Polls have outdated models that don’t accurately reflect the age of social media. Prior polling models don’t work with the changing environment. For example most the people they poll are in landlines and 65+ yrs old.
Let's not forget the media gives him dramatically less coverage, he receives less than proportional speaking time at debates, and it seems the amount of times the mess up facts about him is too high to be accidental, not to mention not even getting his picture correct and instead showing an image of some other asian.
I'm convinced that the outdated nature of polling entirely explains Biden's numbers.
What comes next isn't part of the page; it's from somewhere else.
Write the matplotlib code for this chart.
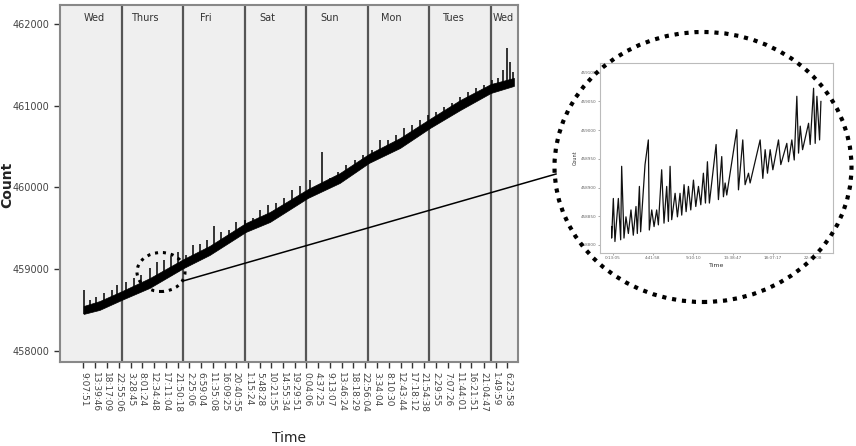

He appeals to clueless old people, and polling as practiced today over-samples that demographic.
Yes, there's now been published a single poll which has him outside the MoE of zero. (Not outside the MoE of his polling average for any month since October, though, and statistically you'd expect with the number of polls at least one with him at 8% if he was just hovering at 3.5% for this long.)
While that's a landmark, I guess, it's a thin reed to ground a conclusion of any, much less rapid or exponential, progress.
6 months ago the majority of the US didn't know about Yang (or much more importantly, basic income.). If 8% of voters now know about him and this issue it's a huge win.
Fundraising numbers. Others dropping out would count as progress too I guess. Although polling is still in single digit but 5-6% is certainly progress from 2-3%.
Fundraising is just a means to get money to spend (often, ineffectively) building/maintaining support. If you are raising and spending more money and not moving the needle in the polls, that's not progress.
> Others dropping out would count as progress too I guess.
No, if the field is narrowing and you aren't getting any of the support (and your remaining competitors are) that's also the opposite of progress.
> Although polling is still in single digit but 5-6% is certainly progress from 2-3%.
It would be, if he was consistently polling at the former and previously polling at the latter. But that's not what's happened to Yang. His national polling in January has ranged from 2-5%. His national polling in December ranged from 2-5%. His national polling in November ranged from 2-5%. His national polling in October ranged from 2-5%. And the margin of error on most of the polls is in the neighborhood of ±5%.